Football is the “People’s Game”, played across the world by people from all nations, of all backgrounds and cultures. It truly is the universal language – from the Champions League to “jumpers for goalposts”.
However, we are well aware that challenges remain if we are to eradicate discrimination in all sport and make everyone feel able to participate fully regardless of race, gender, heritage, sexuality or any other personal characteristic.
Black History Month is an opportunity to take time to reflect on the contribution that people of BAME heritage have made to the national game in this country. Since Viv Anderson became the first black footballer to represent England in a full international, there have been 92 others who have had the honour of playing for the “3 Lions”. Nowadays, we might take this for granted but it was certainly not always so – indeed, not that long ago things were very different.
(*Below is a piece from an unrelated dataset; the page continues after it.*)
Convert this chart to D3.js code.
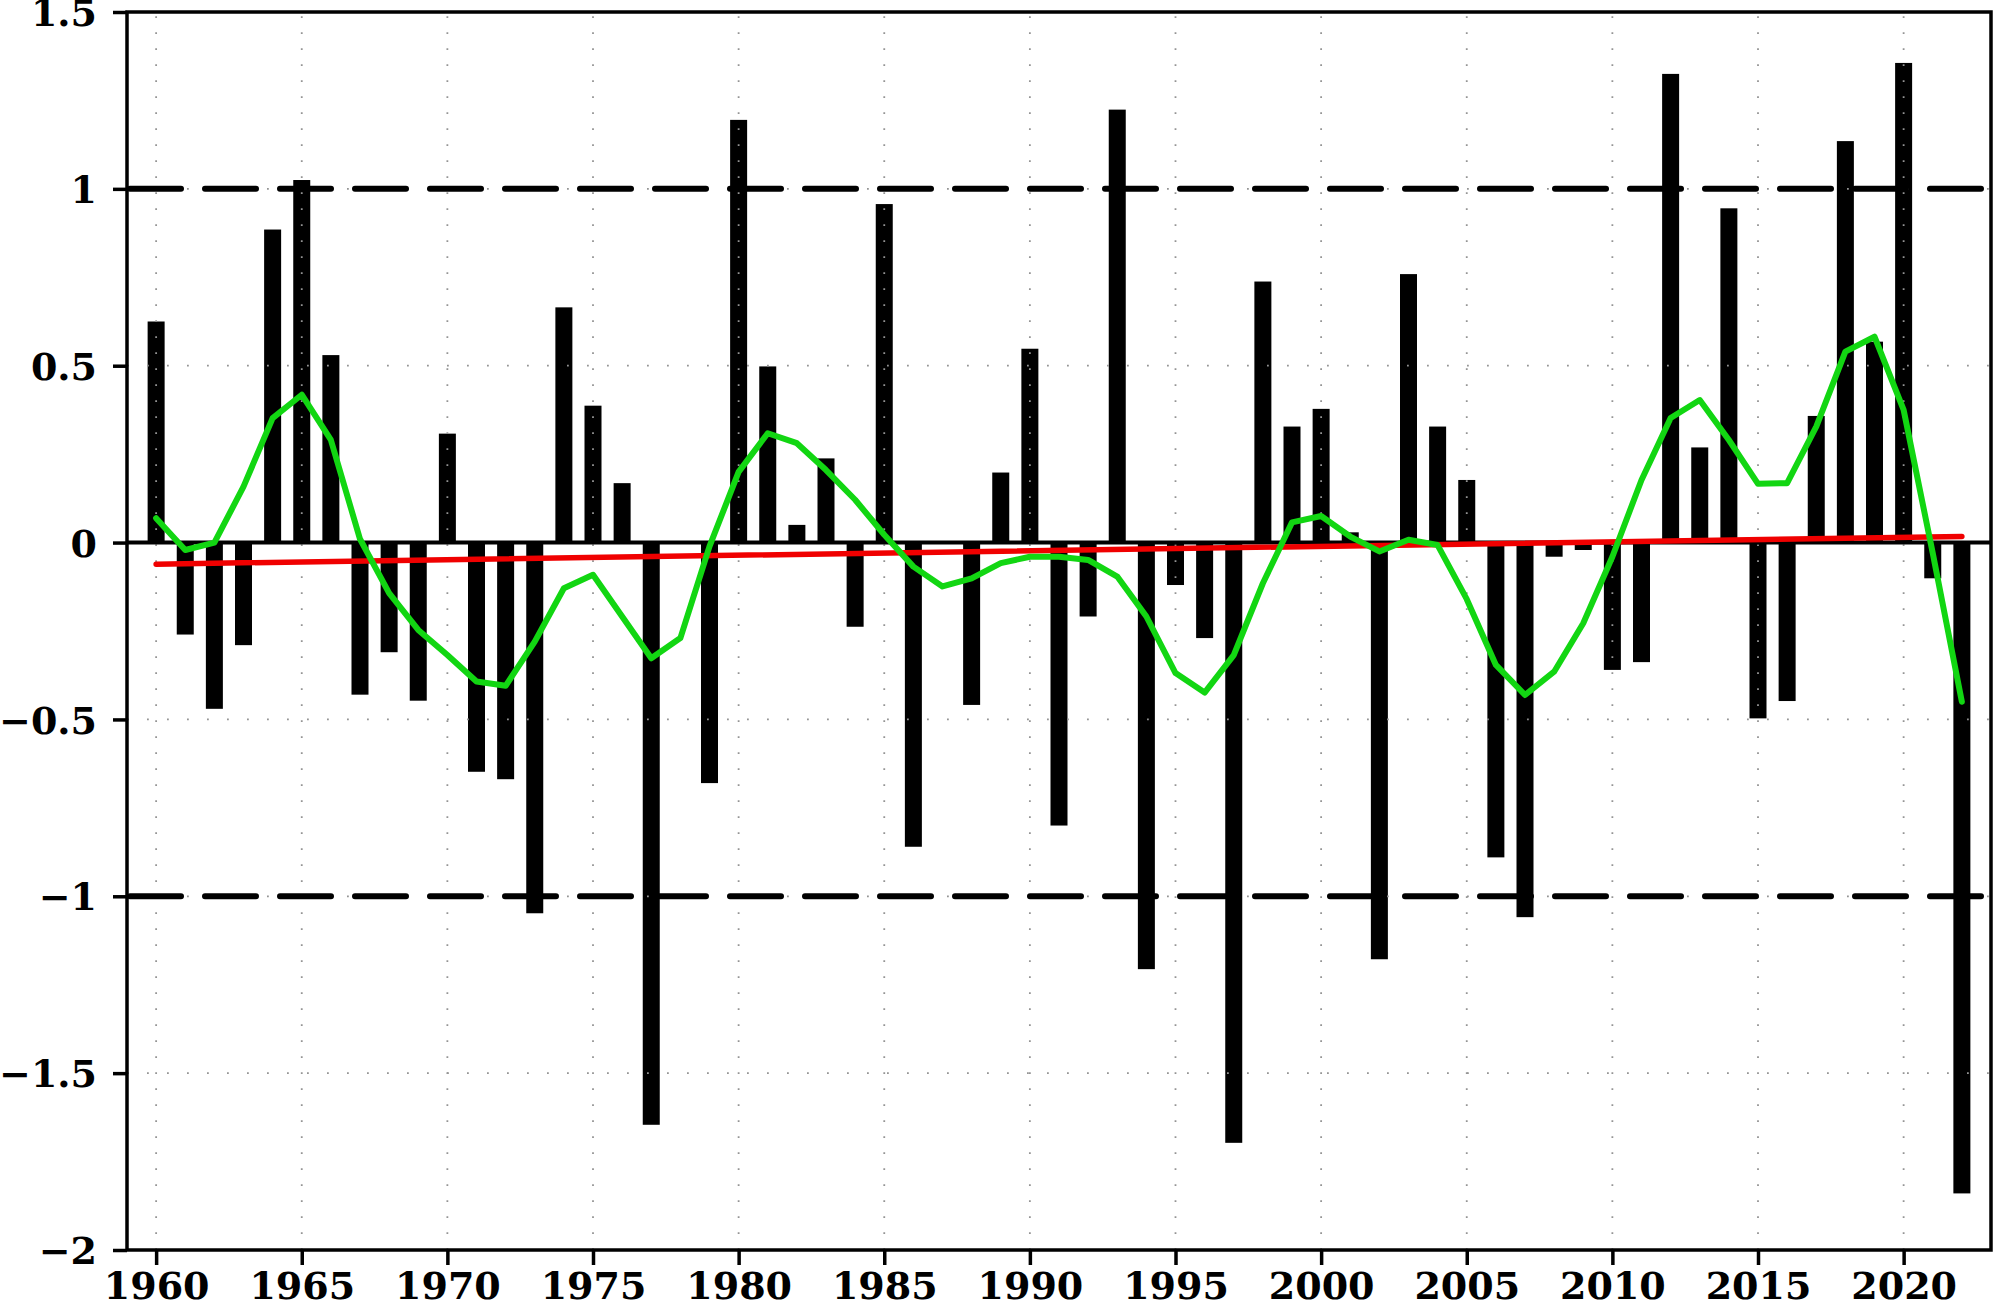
<!DOCTYPE html>
<html>
<head>
<meta charset="utf-8">
<script src="https://cdn.jsdelivr.net/npm/d3@7"></script>
<style>
  html, body { margin: 0; padding: 0; background: #ffffff; }
  svg { display: block; }
</style>
</head>
<body>
<script>
// ---------- data ----------
const years = [
  1960,1961,1962,1963,1964,1965,1966,1967,1968,1969,
  1970,1971,1972,1973,1974,1975,1976,1977,1978,1979,
  1980,1981,1982,1983,1984,1985,1986,1987,1988,1989,
  1990,1991,1992,1993,1994,1995,1996,1997,1998,1999,
  2000,2001,2002,2003,2004,2005,2006,2007,2008,2009,
  2010,2011,2012,2013,2014,2015,2016,2017,2018,2019,
  2020,2021,2022
];
const anomaly = [
  0.625,-0.26,-0.47,-0.29,0.885,1.025,0.53,-0.43,-0.31,-0.447,
  0.308,-0.648,-0.669,-1.048,0.665,0.387,0.168,-1.646,0.0,-0.68,
  1.195,0.498,0.05,0.238,-0.238,0.957,-0.86,0.0,-0.459,0.198,
  0.548,-0.80,-0.209,1.224,-1.206,-0.12,-0.27,-1.697,0.738,0.328,
  0.378,0.029,-1.178,0.759,0.328,0.177,-0.89,-1.059,-0.04,-0.021,
  -0.36,-0.338,1.325,0.269,0.945,-0.497,-0.448,0.358,1.135,0.568,
  1.356,-0.101,-1.84
];
const smoothed = [
  0.069,-0.021,0.0,0.158,0.352,0.418,0.29,0.01,-0.143,-0.247,
  -0.318,-0.393,-0.405,-0.28,-0.129,-0.091,-0.209,-0.327,-0.27,-0.011,
  0.20,0.309,0.281,0.205,0.121,0.022,-0.068,-0.124,-0.101,-0.058,
  -0.040,-0.040,-0.049,-0.096,-0.209,-0.369,-0.424,-0.318,-0.115,0.057,
  0.075,0.017,-0.025,0.008,-0.007,-0.16,-0.346,-0.431,-0.365,-0.228,
  -0.04,0.177,0.352,0.403,0.29,0.166,0.168,0.328,0.54,0.582,
  0.375,-0.03,-0.45
];
const trendYears = [1960, 2022];
const trendValues = [-0.061, 0.017];
const thresholds = [1, -1];
const yTicks = [-2, -1.5, -1, -0.5, 0, 0.5, 1, 1.5];
const yTickLabels = ["\u22122", "\u22121.5", "\u22121", "\u22120.5", "0", "0.5", "1", "1.5"];
const xTicks = [1960, 1965, 1970, 1975, 1980, 1985, 1990, 1995, 2000, 2005, 2010, 2015, 2020];
const xTickLabels = ["1960","1965","1970","1975","1980","1985","1990","1995","2000","2005","2010","2015","2020"];

// ---------- layout ----------
const W = 2000, H = 1302;
const L = 127, R = 1991, T = 12, B = 1250;
const FONT = "'DejaVu Serif', 'Liberation Serif', serif";

const svg = d3.select("body").append("svg")
  .attr("width", W).attr("height", H)
  .style("background", "#fff");

const x = d3.scaleLinear().domain([1959, 2023]).range([L, R]);
const y = d3.scaleLinear().domain([-2, 1.5]).range([B, T]);

const barW = 17;

// bars
svg.append("g").selectAll("rect")
  .data(years.map((yr, i) => ({ yr, v: anomaly[i] })))
  .join("rect")
  .attr("x", d => x(d.yr) - barW / 2)
  .attr("width", barW)
  .attr("y", d => Math.min(y(d.v), y(0)))
  .attr("height", d => Math.abs(y(d.v) - y(0)))
  .attr("fill", "#000");

// dotted grid (drawn above bars)
const grid = svg.append("g");
grid.selectAll("line.v").data(xTicks).join("line")
  .attr("x1", d => x(d)).attr("x2", d => x(d))
  .attr("y1", B).attr("y2", T)
  .attr("stroke", "#949494").attr("stroke-width", 1.8)
  .attr("stroke-dasharray", "1.8,14.2");
grid.selectAll("line.h").data(yTicks).join("line")
  .attr("x1", L).attr("x2", R)
  .attr("y1", d => y(d)).attr("y2", d => y(d))
  .attr("stroke", "#949494").attr("stroke-width", 1.8)
  .attr("stroke-dasharray", "1.8,18.2")
  .attr("stroke-dashoffset", -20);

// threshold dashed lines
svg.append("g").selectAll("line").data(thresholds).join("line")
  .attr("x1", L + 3).attr("x2", R)
  .attr("y1", d => y(d)).attr("y2", d => y(d))
  .attr("stroke", "#000").attr("stroke-width", 6)
  .attr("stroke-linecap", "round")
  .attr("stroke-dasharray", "51,24");

// zero line
svg.append("line")
  .attr("x1", L).attr("x2", R)
  .attr("y1", y(0)).attr("y2", y(0))
  .attr("stroke", "#000").attr("stroke-width", 4);

// trend line
const trendData = trendYears.map((yr, i) => [yr, trendValues[i]]);
svg.append("path")
  .datum(trendData)
  .attr("d", d3.line().x(d => x(d[0])).y(d => y(d[1])))
  .attr("fill", "none")
  .attr("stroke", "#f00000")
  .attr("stroke-width", 5.5)
  .attr("stroke-linecap", "round");

// smoothed line
svg.append("path")
  .datum(years.map((yr, i) => [yr, smoothed[i]]))
  .attr("d", d3.line().x(d => x(d[0])).y(d => y(d[1])))
  .attr("fill", "none")
  .attr("stroke", "#12d612")
  .attr("stroke-width", 6)
  .attr("stroke-linejoin", "round")
  .attr("stroke-linecap", "round");

// frame
svg.append("rect")
  .attr("x", L).attr("y", T)
  .attr("width", R - L).attr("height", B - T)
  .attr("fill", "none").attr("stroke", "#000").attr("stroke-width", 3.5);

// axes
const yAxis = d3.axisLeft(y)
  .tickValues(yTicks)
  .tickSize(14)
  .tickPadding(16)
  .tickFormat((d, i) => yTickLabels[i]);
const gy = svg.append("g").attr("transform", `translate(${L},0)`).call(yAxis);
gy.select(".domain").remove();
gy.selectAll(".tick line").attr("stroke", "#000").attr("stroke-width", 3.5);
gy.selectAll(".tick text")
  .attr("font-family", FONT).attr("font-weight", "bold")
  .attr("font-size", 38).attr("fill", "#000")
  .attr("dy", "0.36em");

const xAxis = d3.axisBottom(x)
  .tickValues(xTicks)
  .tickSize(15)
  .tickFormat((d, i) => xTickLabels[i]);
const gx = svg.append("g").attr("transform", `translate(0,${B})`).call(xAxis);
gx.select(".domain").remove();
gx.selectAll(".tick line").attr("stroke", "#000").attr("stroke-width", 3.5);
gx.selectAll(".tick text")
  .attr("font-family", FONT).attr("font-weight", "bold")
  .attr("font-size", 38).attr("fill", "#000")
  .attr("y", 49).attr("dy", 0);
</script>
</body>
</html>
Players such as Clyde Best at West Ham and the famous West Bromwich Albion trio of Cyrille Regis, Lawrie Cunningham and Brendon Batson faced overt levels of racism and were in the vanguard of changing hearts and minds.
Whilst we know that there is still much to do at every level of the game to eradicate all forms of discrimination, there is still a place to celebrate what has been achieved – whilst reflecting on what remains to be done to promote diversity within the game.
To mark the end of Black History Month 2019, the FA, in partnership with Middlesex FA, Brent Schools FA and the Wembley National Stadium Trust, arranged a surprise visit to Capital City Academy in Willesden (not far from the stadium itself) by three great BAME ambassadors of the game – England internationals Glen Johnson and Rachel Yankey, together with Chelsea, Celtic and Charlton legend Paul Elliott.
After a coaching session taken by Middlesex FA staff, the three footballing heroes took part in a Q&A session with the students, compared by Capital City’s chair of governors, former Spurs star Garth Crooks. In particular, they focused on the challenges and racism they faced in previous decades as players of colour and how they built their own careers in the face of discrimination from various quarters. The students were also encouraged to build their own self-confidence and to strive to achieve their personal goals and ambitions.
The event at Capital City also co-incided with the preparations for the England Men’s 1,000th international match – to be played at Wembley against Montenegro on 14th November. That, in itself, will be a celebration of football history and a reflection on the diverse, multi-racial, composition of today’s England squad.